It was in January, 1882, that Mr. Robert S. White, then, as now, chief editor of the MontrealGazette, whose casual acquaintance I had previously made in the East, arrived one morning at Winnipeg, on an interesting mission. He was accompanied by General J. S. Williams of New York; or, as Mr. White took pains to tell me, he was merely General Williams’ cicerone for the trip. Their object was to purchase the charter of the Great Northwest Telegraph Company. It came about in this way: the Union Mutual Telegraph Company had been organized in New York a few months previously by Messrs. Evans, Moore and other financial magnates as a competitor of the Western Union. A considerable mileage of wire had been strung and was in operation. It was important for the Union Mutual to obtain connection with Montreal, Toronto and other principal eastern points in Canada. Learning of the existence of the Great Northwest Telegraph charter they decided to buy it if possible. General Williams was deputed to proceed to Montreal to confer with Mr. Charles R. Hosmer, now a leading figure in Canadian finance, railways, banking and industry, who had then left the position of manager of the Dominion Telegraph Company at Montreal to join the staff of the Union Mutual. It was agreed that General Williams with Mr. White should proceed to Winnipeg.

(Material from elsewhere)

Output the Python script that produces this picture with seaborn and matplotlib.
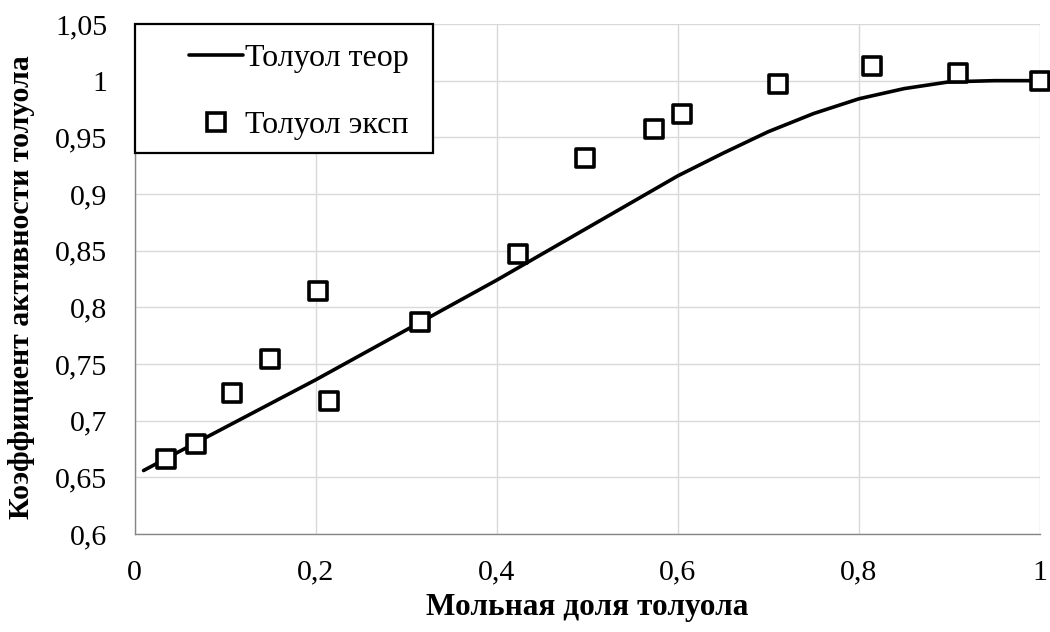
import matplotlib
matplotlib.use("Agg")
import matplotlib.pyplot as plt
from matplotlib.ticker import FuncFormatter, MultipleLocator
from matplotlib.lines import Line2D
from matplotlib.patches import Rectangle
import seaborn as sns
import pandas as pd

# Theoretical activity coefficient curve
x_theor = [0.01, 0.05, 0.10, 0.15, 0.20, 0.25, 0.30, 0.35, 0.40, 0.45, 0.50,
           0.55, 0.60, 0.65, 0.70, 0.75, 0.80, 0.85, 0.90, 0.95, 1.00]
y_theor = [0.656, 0.673, 0.694, 0.715, 0.736, 0.758, 0.780, 0.802, 0.824, 0.847, 0.870,
           0.893, 0.916, 0.936, 0.955, 0.971, 0.984, 0.993, 0.999, 1.000, 1.000]

# Experimental points
x_exp = [0.035, 0.068, 0.108, 0.150, 0.203, 0.215, 0.315, 0.423, 0.497,
         0.574, 0.605, 0.711, 0.814, 0.909, 1.000]
y_exp = [0.666, 0.679, 0.724, 0.754, 0.814, 0.717, 0.787, 0.847, 0.932,
         0.957, 0.971, 0.997, 1.013, 1.007, 1.000]

label_theor = "Толуол теор"
label_exp = "Толуол эксп"

sns.set_theme(style="white")
plt.rcParams["font.family"] = ["Liberation Serif", "DejaVu Serif"]
plt.rcParams["text.color"] = "black"
plt.rcParams["axes.labelcolor"] = "black"

W, H = 1050, 632
fig = plt.figure(figsize=(W / 100, H / 100), dpi=100)
ax = fig.add_axes([134.5 / W, 1 - 534 / H, (1040 - 134.5) / W, (534 - 24) / H])

df_t = pd.DataFrame({"x": x_theor, "y": y_theor})
df_e = pd.DataFrame({"x": x_exp, "y": y_exp})

sns.lineplot(data=df_t, x="x", y="y", ax=ax, color="black", linewidth=2.6,
             zorder=3, legend=False)
sns.scatterplot(data=df_e, x="x", y="y", ax=ax, marker="s", s=150,
                facecolor="white", edgecolor="black", linewidth=2.6,
                zorder=4, legend=False, clip_on=False)

ax.set_xlim(0, 1)
ax.set_ylim(0.6, 1.05)
ax.xaxis.set_major_locator(MultipleLocator(0.2))
ax.yaxis.set_major_locator(MultipleLocator(0.05))


def comma_fmt(v, pos):
    s = f"{v:.2f}".rstrip("0").rstrip(".")
    return s.replace(".", ",")


ax.xaxis.set_major_formatter(FuncFormatter(comma_fmt))
ax.yaxis.set_major_formatter(FuncFormatter(comma_fmt))

ax.grid(True, color="#d9d9d9", linewidth=1.0, zorder=0)
ax.set_axisbelow(True)
for side in ["top", "right"]:
    ax.spines[side].set_visible(False)
for side in ["left", "bottom"]:
    ax.spines[side].set_color("#868686")
    ax.spines[side].set_linewidth(1.0)

ax.tick_params(axis="both", which="major", direction="out", length=6.5,
               width=1.0, color="#868686", labelsize=21.5, labelcolor="black")
ax.tick_params(axis="x", pad=12)
ax.tick_params(axis="y", pad=13)

ax.set_xlabel("Мольная доля толуола", fontsize=22.5, fontweight="bold")
ax.set_ylabel("Коэффициент активности толуола", fontsize=21.5, fontweight="bold")
ax.xaxis.label.set_va("center")
ax.yaxis.label.set_va("center")
ax.xaxis.set_label_coords(0.5, (534 - 607) / 510)
ax.yaxis.set_label_coords((21.5 - 134.5) / 905.5, (534 - 287) / 510)

# Legend box in the upper-left corner of the plot area
box_w = (433 - 134.5) / 905.5
box_h = (153 - 24) / 510
ax.add_patch(Rectangle((0, 1 - box_h), box_w, box_h, transform=ax.transAxes,
                       facecolor="white", edgecolor="black", linewidth=1.6,
                       zorder=9, clip_on=False))

handles = [
    Line2D([0], [0], color="black", linewidth=2.6),
    Line2D([0], [0], marker="s", linestyle="none", markersize=12.5,
           markerfacecolor="white", markeredgecolor="black", markeredgewidth=2.6),
]
fs_leg = 23
leg = ax.legend(handles, [label_theor, label_exp], loc="upper left",
                bbox_to_anchor=((189 - 134.5) / 905.5, (534 - 44) / 510),
                fontsize=fs_leg, frameon=False, borderpad=0,
                labelspacing=1.17, handlelength=54 / (fs_leg * 100 / 72),
                handletextpad=0.06, borderaxespad=0)
leg.set_zorder(10)

fig.savefig("out.png", dpi=100)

Time pressed. It had leaked out that the Western Union was hot after the G.N.W. charter. The telegraph lines to Winnipeg being under control of that company, the risk of a message to myself to obtain options on the G.N.W. shares held in Winnipeg was deemed too great. So the conspirators, Williams and White, proceeded by rail. Fortune did not favor them, they arriving at Winnipeg about two days after Erastus Wiman’s agent, acting for the Western Union, had secured the plum. And it was a plum, the G.N.W. charter being of the blanket variety; good for all kinds of telegraph construction and operation from Dan to Beersheba within the Dominion of Canada, but it only ran zig-zag from Winnipeg to nowhere in particular. My recollection is that the price paid by the Western Union agent for the whole capital stock of the G.N.W. was about $8,000. When Hon. John Norquay and his associates, who had parted with their stock, learned what General Williams was prepared to pay, what they said was quite unfit for publication. However, we solaced our sorrows in the club and took it out of Mr. Wiman in the manner customary to such incidents. It may be of interest to learn how nearly the Great Northwest Telegraph charter escaped the Western Union, which soon after that date became perpetual lessee of the property linked up under the former name, and in which the old Montreal Telegraph Company was merged.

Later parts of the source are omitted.